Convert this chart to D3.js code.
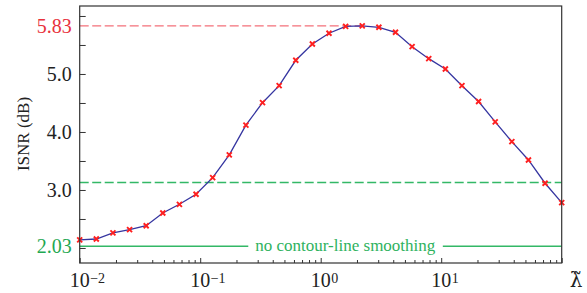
<!DOCTYPE html>
<html>
<head>
<meta charset="utf-8">
<script src="https://cdn.jsdelivr.net/npm/d3@7"></script>
<style>
  body { margin: 0; background: #fff; }
  text { font-family: "Liberation Serif", "DejaVu Serif", serif; }
  text.lam { font-family: "DejaVu Serif", serif; }
</style>
</head>
<body>
<div id="chart"></div>
<script>
// regularisation weights (log-spaced) and ISNR
var lambdas = [0.01, 0.01374, 0.01887, 0.02593, 0.03562, 0.04894, 0.06723, 0.09237,
               0.1269, 0.1743, 0.2395, 0.3290, 0.4520, 0.6210, 0.8532, 1.172,
               1.610, 2.212, 3.039, 4.175, 5.736, 7.881, 10.83, 14.87,
               20.43, 28.07, 38.57, 52.98, 72.79, 100];
var isnr = [2.14, 2.155, 2.26, 2.316, 2.384, 2.603, 2.753, 2.926,
            3.212, 3.606, 4.118, 4.505, 4.798, 5.236, 5.517, 5.702,
            5.822, 5.83, 5.805, 5.719, 5.471, 5.264, 5.086, 4.798,
            4.525, 4.175, 3.833, 3.517, 3.116, 2.781];

var best = 5.83;          // red dashed reference
var noSmooth = 2.03;      // green solid reference
var greenDash = 3.13;     // green dashed reference

var yMajor = [3.0, 4.0, 5.0];
var yTicks = [2.0, 2.5, 3.0, 3.5, 4.0, 4.5, 5.0, 5.5, 6.0];
var xMajor = [0.01, 0.1, 1, 10, 100];
var xLabels = [{v: 0.01, e: "\u22122"}, {v: 0.1, e: "\u22121"}, {v: 1, e: "0"}, {v: 10, e: "1"}];

var W = 587, H = 293;
var margin = {top: 6, right: 25.3, bottom: 30, left: 79.7};
var width = W - margin.left - margin.right;
var height = H - margin.top - margin.bottom;

var svg = d3.select("#chart").append("svg")
    .attr("width", W).attr("height", H);

var g = svg.append("g")
    .attr("transform", "translate(" + margin.left + "," + margin.top + ")");

var x = d3.scaleLog().domain([0.01, 100]).range([0, width]);
var y = d3.scaleLinear().domain([1.741, 6.172]).range([height, 0]);

// minor x ticks
var xMinor = [];
[0.01, 0.1, 1, 10].forEach(function(d) {
  for (var k = 2; k <= 9; k++) xMinor.push(d * k);
});

var axisColor = "#333";

g.append("g")
  .attr("transform", "translate(0," + height + ")")
  .call(d3.axisBottom(x).tickValues(xMinor).tickSize(-3).tickFormat("").tickSizeOuter(0))
  .call(function(s) { s.select(".domain").remove(); s.selectAll("line").attr("stroke", axisColor); });

g.append("g")
  .attr("transform", "translate(0," + height + ")")
  .call(d3.axisBottom(x).tickValues(xMajor).tickSize(-5).tickFormat("").tickSizeOuter(0))
  .call(function(s) { s.select(".domain").remove(); s.selectAll("line").attr("stroke", axisColor); });

g.append("g")
  .call(d3.axisLeft(y).tickValues(yTicks).tickSize(-6).tickFormat("").tickSizeOuter(0))
  .call(function(s) { s.select(".domain").remove(); s.selectAll("line").attr("stroke", axisColor); });

// reference lines
g.append("line")
  .attr("x1", 0).attr("x2", x(lambdas[isnr.indexOf(d3.max(isnr))]))
  .attr("y1", y(best)).attr("y2", y(best))
  .attr("stroke", "#f4707a").attr("stroke-width", 1.4)
  .attr("stroke-dasharray", "9,3.5");

g.append("line")
  .attr("x1", 0).attr("x2", width)
  .attr("y1", y(greenDash)).attr("y2", y(greenDash))
  .attr("stroke", "#33b866").attr("stroke-width", 1.4)
  .attr("stroke-dasharray", "9,3.5");

g.append("line")
  .attr("x1", 0).attr("x2", width)
  .attr("y1", y(noSmooth)).attr("y2", y(noSmooth))
  .attr("stroke", "#33b866").attr("stroke-width", 1.3);

var lbl = g.append("text")
  .attr("x", x(1.6)).attr("y", y(noSmooth) + 4.8)
  .attr("text-anchor", "middle")
  .attr("font-size", 17)
  .attr("fill", "#2eb25e")
  .text("no contour-line smoothing");
var bb = lbl.node().getBBox();
g.insert("rect", function() { return lbl.node(); })
  .attr("x", bb.x - 7).attr("y", y(noSmooth) - 2)
  .attr("width", bb.width + 14).attr("height", 4)
  .attr("fill", "#fff");

// curve
var line = d3.line()
  .x(function(d, i) { return x(lambdas[i]); })
  .y(function(d) { return y(d); });

g.append("path")
  .datum(isnr)
  .attr("d", line)
  .attr("fill", "none")
  .attr("stroke", "#3535a0")
  .attr("stroke-width", 1.3);

g.selectAll(".pt")
  .data(isnr)
  .enter()
  .append("path")
  .attr("class", "pt")
  .attr("transform", function(d, i) { return "translate(" + x(lambdas[i]) + "," + y(d) + ")"; })
  .attr("d", d3.symbol(d3.symbolX).size(18))
  .attr("fill", "none")
  .attr("stroke", "#ff1f1f")
  .attr("stroke-width", 1.9);

// frame
g.append("rect")
  .attr("width", width).attr("height", height)
  .attr("fill", "none")
  .attr("stroke", axisColor)
  .attr("stroke-width", 1.2);

// y labels
g.selectAll(".ylab")
  .data(yMajor)
  .enter()
  .append("text")
  .attr("x", -8).attr("y", function(d) { return y(d); })
  .attr("dy", "0.35em")
  .attr("text-anchor", "end")
  .attr("font-size", 20)
  .attr("fill", "#222")
  .text(function(d) { return d.toFixed(1); });

g.append("text")
  .attr("x", -8).attr("y", y(best)).attr("dy", "0.35em")
  .attr("text-anchor", "end").attr("font-size", 20)
  .attr("fill", "#e8323c").text(best.toFixed(2));

g.append("text")
  .attr("x", -8).attr("y", y(noSmooth)).attr("dy", "0.35em")
  .attr("text-anchor", "end").attr("font-size", 20)
  .attr("fill", "#1fa852").text(noSmooth.toFixed(2));

// x labels: "10" centred on the tick, exponent trailing
var xl = g.selectAll(".xlab")
  .data(xLabels)
  .enter()
  .append("g")
  .attr("transform", function(d) { return "translate(" + x(d.v) + "," + (height + 24) + ")"; });
xl.append("text")
  .attr("text-anchor", "middle")
  .attr("font-size", 20)
  .attr("fill", "#222")
  .text("10");
xl.append("text")
  .attr("x", 10.5).attr("y", -4.5)
  .attr("font-size", 14)
  .attr("fill", "#222")
  .text(function(d) { return d.e; });

// axis titles
svg.append("text")
  .attr("transform", "translate(" + 29 + "," + (margin.top + y(4.0) + 2) + ") rotate(-90)")
  .attr("text-anchor", "middle")
  .attr("font-size", 17)
  .attr("fill", "#222")
  .text("ISNR (dB)");

// lambda with combining tilde
svg.append("text")
  .attr("class", "lam")
  .attr("x", 576).attr("y", 287)
  .attr("text-anchor", "middle")
  .attr("font-size", 20)
  .attr("fill", "#222")
  .text("\u03bb\u0303");
</script>
</body>
</html>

•••••

What to do:
Write out again, exactly, the lines from the start of the listing up to the line containing "var greenDash = 3.13;", with both ends and without pictures.

Task response:
Convert this chart to D3.js code.
<!DOCTYPE html>
<html>
<head>
<meta charset="utf-8">
<script src="https://cdn.jsdelivr.net/npm/d3@7"></script>
<style>
  body { margin: 0; background: #fff; }
  text { font-family: "Liberation Serif", "DejaVu Serif", serif; }
  text.lam { font-family: "DejaVu Serif", serif; }
</style>
</head>
<body>
<div id="chart"></div>
<script>
// regularisation weights (log-spaced) and ISNR
var lambdas = [0.01, 0.01374, 0.01887, 0.02593, 0.03562, 0.04894, 0.06723, 0.09237,
               0.1269, 0.1743, 0.2395, 0.3290, 0.4520, 0.6210, 0.8532, 1.172,
               1.610, 2.212, 3.039, 4.175, 5.736, 7.881, 10.83, 14.87,
               20.43, 28.07, 38.57, 52.98, 72.79, 100];
var isnr = [2.14, 2.155, 2.26, 2.316, 2.384, 2.603, 2.753, 2.926,
            3.212, 3.606, 4.118, 4.505, 4.798, 5.236, 5.517, 5.702,
            5.822, 5.83, 5.805, 5.719, 5.471, 5.264, 5.086, 4.798,
            4.525, 4.175, 3.833, 3.517, 3.116, 2.781];

var best = 5.83;          // red dashed reference
var noSmooth = 2.03;      // green solid reference
var greenDash = 3.13;     // green dashed reference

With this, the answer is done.